Think of “no” as a personal self-defense tool that helps you set healthy boundaries, in every situation. It’s not selfish. It’s honest. And you’re responsible for honoring your truth. The rest of the world will just have to learn by your example (small doses cliches are actually good for you)

Create a language for it

Standing up for yourself has a bad rep.

For women in general, it’s aggressively and unjustly stapled to labels like bossy, bitchy, “mean girl”.

The way you chose to stand up for yourself should fit you better than your high-school jeans used to. It’s something that you should cultivate after the very shape of your soul.

Preventing word-vomit when you’re in a tight corner situation that urges you to come back swinging is crucial.

When people take a cheap shot at you, out of the blue, is often mind boggling. Everything gets foggy and unclear really quickly and you don’t know what to do. You were sucker punched. You’re down. Shakky, bleeding and unsure if you want to get up. Throwing in the towel seems appealing. Heck, being the towel seems even better.

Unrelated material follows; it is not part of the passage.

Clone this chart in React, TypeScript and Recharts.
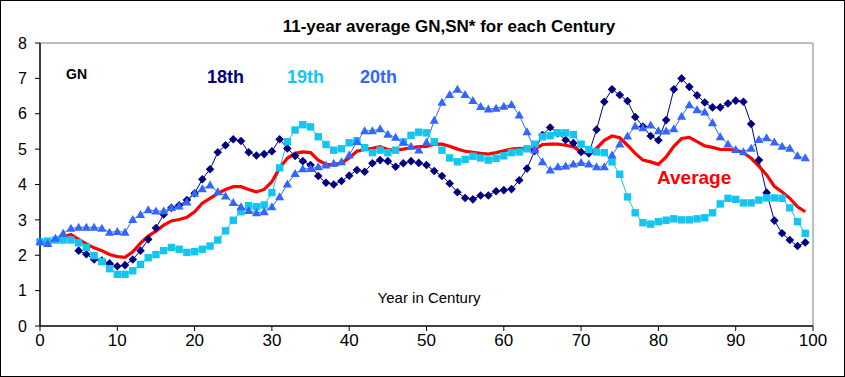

That’s when having some go-to vocabulary in your corner comes in handy. Simple things like “I am not OK with this”, “I’m not comfortable with what you’re saying”, “Let me think about it first and I’ll get back to you”, “This doesn’t meet my needs”, “Thank you, but I’m not able to do that now” do the trick.

Make room for yourself and humanity in any conversation

Try to be polite, fair and respectful.

Don’t add to the drama and don’t lead the conflict. Assertive & nice are not antagonists.

Life is not a popularity contest, so when it comes between being likeable or being compelling, learn to like the self-assured you (there was no way of explaining this without sounding corny and boiling it down to choices).

Most probably, there will still be moments in which you’ll feel a little bit like a sucker. But trust me, it stings so much less when you’re not the one kicking your own ass.